Tuesday, September 8, 2009

Words

I spend a lot of time working with and thinking about words. The words of Scripture. Words on this blog. Words in worship, sermons and lessons. Words in meetings, conversations, and counseling. And so often those words feel so empty and powerless. In my post just yesterday, I mentioned how often images seem to be able to stir us and provoke us so much more than words can. Even in daily life, words often seem meaningless apart from action. We often won't really deeply trust someone's words until we see that those words are accompanied by appropriate actions.

Perhaps this is because we are all so surrounded by so many words...and so many of them lack depth and meaning. In addition to the 10,000-20,000 words that the average person expends on their own each day, we are inundated by the words of politicians, newscasts, podcasts, facebook friends, blogs, books, sermons, and advertisements. In the midst of all those words, it is easy to begin to wonder how any of them can stand out, how any of these many words can have any real power. Sometimes it seems like there are just a whole lot of people talking and not very many listening.

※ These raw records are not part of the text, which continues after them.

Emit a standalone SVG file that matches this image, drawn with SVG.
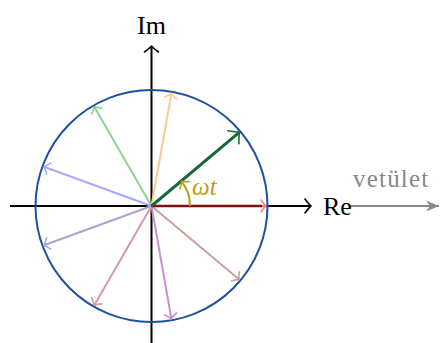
<svg xmlns="http://www.w3.org/2000/svg" width="440" height="343" viewBox="0 0 440 343">
<style>
.ax{stroke:#000;stroke-width:2;fill:none}
.v{stroke-width:2;fill:none}
.ah{fill:none;stroke-width:1.6;stroke-linecap:round;stroke-linejoin:round}
text{font-family:'Liberation Serif','DejaVu Serif',serif;font-size:24px}
</style>
<defs>
<marker id="mk-k" markerUnits="userSpaceOnUse" markerWidth="20" markerHeight="20" viewBox="-12 -10 20 20" refX="0" refY="0" orient="auto"><path class="ah" stroke="#000" stroke-width="2" d="M-6,-7 Q-2,-1.5 0,0 Q-2,1.5 -6,7"/></marker>
<marker id="mk-r" markerUnits="userSpaceOnUse" markerWidth="20" markerHeight="20" viewBox="-12 -10 20 20" refX="0" refY="0" orient="auto"><path class="ah" stroke="#ff8080" d="M-5,-6 Q-2,-1.5 0,0 Q-2,1.5 -5,6"/></marker>
<marker id="mk-o" markerUnits="userSpaceOnUse" markerWidth="20" markerHeight="20" viewBox="-12 -10 20 20" refX="0" refY="0" orient="auto"><path class="ah" stroke="#ffc890" d="M-5,-6 Q-2,-1.5 0,0 Q-2,1.5 -5,6"/></marker>
<marker id="mk-g" markerUnits="userSpaceOnUse" markerWidth="20" markerHeight="20" viewBox="-12 -10 20 20" refX="0" refY="0" orient="auto"><path class="ah" stroke="#90d090" d="M-5,-6 Q-2,-1.5 0,0 Q-2,1.5 -5,6"/></marker>
<marker id="mk-b" markerUnits="userSpaceOnUse" markerWidth="20" markerHeight="20" viewBox="-12 -10 20 20" refX="0" refY="0" orient="auto"><path class="ah" stroke="#a8a8ff" d="M-5,-6 Q-2,-1.5 0,0 Q-2,1.5 -5,6"/></marker>
<marker id="mk-p" markerUnits="userSpaceOnUse" markerWidth="20" markerHeight="20" viewBox="-12 -10 20 20" refX="0" refY="0" orient="auto"><path class="ah" stroke="#b0a0d0" d="M-5,-6 Q-2,-1.5 0,0 Q-2,1.5 -5,6"/></marker>
<marker id="mk-pk" markerUnits="userSpaceOnUse" markerWidth="20" markerHeight="20" viewBox="-12 -10 20 20" refX="0" refY="0" orient="auto"><path class="ah" stroke="#d898a8" d="M-5,-6 Q-2,-1.5 0,0 Q-2,1.5 -5,6"/></marker>
<marker id="mk-vi" markerUnits="userSpaceOnUse" markerWidth="20" markerHeight="20" viewBox="-12 -10 20 20" refX="0" refY="0" orient="auto"><path class="ah" stroke="#c890d0" d="M-5,-6 Q-2,-1.5 0,0 Q-2,1.5 -5,6"/></marker>
<marker id="mk-br" markerUnits="userSpaceOnUse" markerWidth="20" markerHeight="20" viewBox="-12 -10 20 20" refX="0" refY="0" orient="auto"><path class="ah" stroke="#c8a0a0" d="M-5,-6 Q-2,-1.5 0,0 Q-2,1.5 -5,6"/></marker>
<marker id="mk-dg" markerUnits="userSpaceOnUse" markerWidth="24" markerHeight="24" viewBox="-14 -12 24 24" refX="0" refY="0" orient="auto"><path class="ah" stroke="#17683a" stroke-width="2.6" d="M-8,-8.5 Q-2.5,-2 0,0 Q-2.5,2 -8,8.5"/></marker>
<marker id="mk-au" markerUnits="userSpaceOnUse" markerWidth="20" markerHeight="20" viewBox="-12 -10 20 20" refX="0" refY="0" orient="auto"><path class="ah" stroke="#c39a1e" stroke-width="2" d="M-5,-6 Q-2,-1.5 0,0 Q-2,1.5 -5,6"/></marker>
<marker id="mk-gy" markerUnits="userSpaceOnUse" markerWidth="20" markerHeight="20" viewBox="-14 -10 20 20" refX="0" refY="0" orient="auto"><path fill="#888" d="M-13,-5.5 L0,0 L-13,5.5 L-9,0 Z"/></marker>
</defs>

<g id="axes">
<line class="ax" x1="10" y1="206" x2="311" y2="206" marker-end="url(#mk-k)"/>
<line class="ax" x1="151.5" y1="343" x2="151.5" y2="46" marker-end="url(#mk-k)"/>
</g>

<g id="circle">
<circle cx="151.5" cy="206" r="116" fill="none" stroke="#1f50a0" stroke-width="2"/>
</g>

<g id="connectors">
<line class="v" stroke="#ff8080" x1="151.5" y1="206" x2="266" y2="206" marker-end="url(#mk-r)"/>
<line class="v" stroke="#ffc890" x1="151.5" y1="206" x2="171.4" y2="93.2" marker-end="url(#mk-o)"/>
<line class="v" stroke="#90d090" x1="151.5" y1="206" x2="94.25" y2="106.8" marker-end="url(#mk-g)"/>
<line class="v" stroke="#a8a8ff" x1="151.5" y1="206" x2="43.9" y2="166.8" marker-end="url(#mk-b)"/>
<line class="v" stroke="#b0a0d0" x1="151.5" y1="206" x2="43.9" y2="245.2" marker-end="url(#mk-p)"/>
<line class="v" stroke="#d898a8" x1="151.5" y1="206" x2="94.25" y2="305.2" marker-end="url(#mk-pk)"/>
<line class="v" stroke="#c890d0" x1="151.5" y1="206" x2="171.4" y2="318.8" marker-end="url(#mk-vi)"/>
<line class="v" stroke="#c8a0a0" x1="151.5" y1="206" x2="239.2" y2="279.6" marker-end="url(#mk-br)"/>
<line stroke="#7a1212" stroke-width="2.6" x1="151.5" y1="206" x2="262" y2="206"/>
<line stroke="#17683a" stroke-width="3" x1="151.5" y1="206" x2="239.5" y2="132.2" marker-end="url(#mk-dg)"/>
<path d="M190,206 A38.5,38.5 0 0 0 181.5,181.3" fill="none" stroke="#c39a1e" stroke-width="2" marker-end="url(#mk-au)"/>
<line stroke="#888" stroke-width="2" x1="350" y1="206" x2="439" y2="206" marker-end="url(#mk-gy)"/>
</g>

<g id="labels">
<text x="151.5" y="34" text-anchor="middle" fill="#000" style="font-family:'Liberation Serif','DejaVu Serif',serif;font-size:26px">Im</text>
<text x="323" y="215" fill="#000" style="font-family:'Liberation Serif','DejaVu Serif',serif;font-size:26px">Re</text>
<text x="353" y="187" fill="#888" style="font-family:'Liberation Serif','DejaVu Serif',serif;font-size:25px;letter-spacing:1.2px">vetület</text>
<text x="192" y="195" fill="#c39a1e" style="font-family:'Liberation Serif','DejaVu Serif',serif;font-style:italic;font-size:25px">ωt</text>
</g>
</svg>
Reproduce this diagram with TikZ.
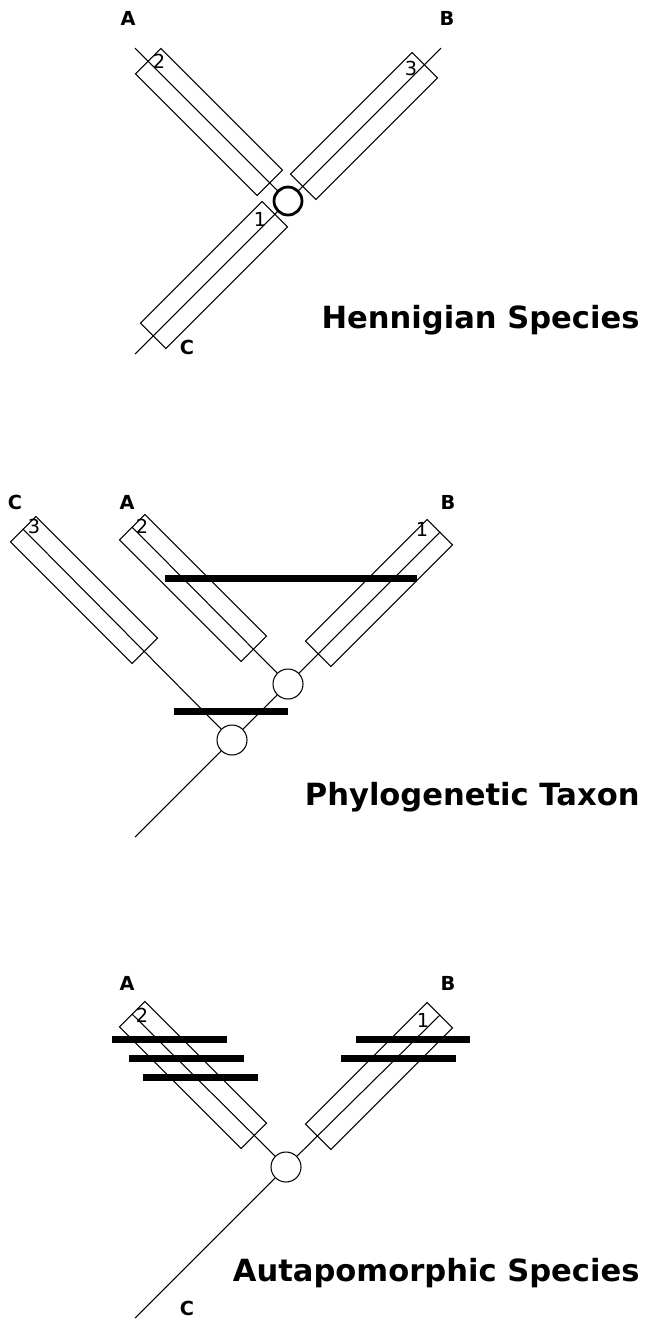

And what good are words in a world where no one is listening?
All of this makes the words of James 3 seem like a bit of hyperbole. Surely something as simple as words could never be as destructive as the fires raging around Los Angeles right now. Surely James is exagerating to make a point. Stick and stones may break my bones but...

...but our kids learn that saying because they need a defense against the words that they know can indeed hurt so badly. Of course, its not just children who have suffered at the words of others. I think everyone has seen or personally experienced friendships, marriages, careers, reputations, families, or churches that have been ripped apart by nothing more than words. The simple words we use to label whole groups of people perpetuates our biases against them. Even the words we use to describe God, whether in our doctrines or our prayers, play an important role in whether or not others will come to know the God we serve.

As inexplicable as it sometimes seems amidst the vast sea of words that floods our world, somehow our words still have power, remarkable power, sometimes the power to give life or to destroy it. As Christians, there have been too many times where we have not chosen our words carefully enough. In our sermons and our prayers, in our evangelism and our prophetic proclamation, even in our conversations with one another, we have too often been wreckless with our speech. As the Church, we must always strive for our words to be a faithful witness to the Word.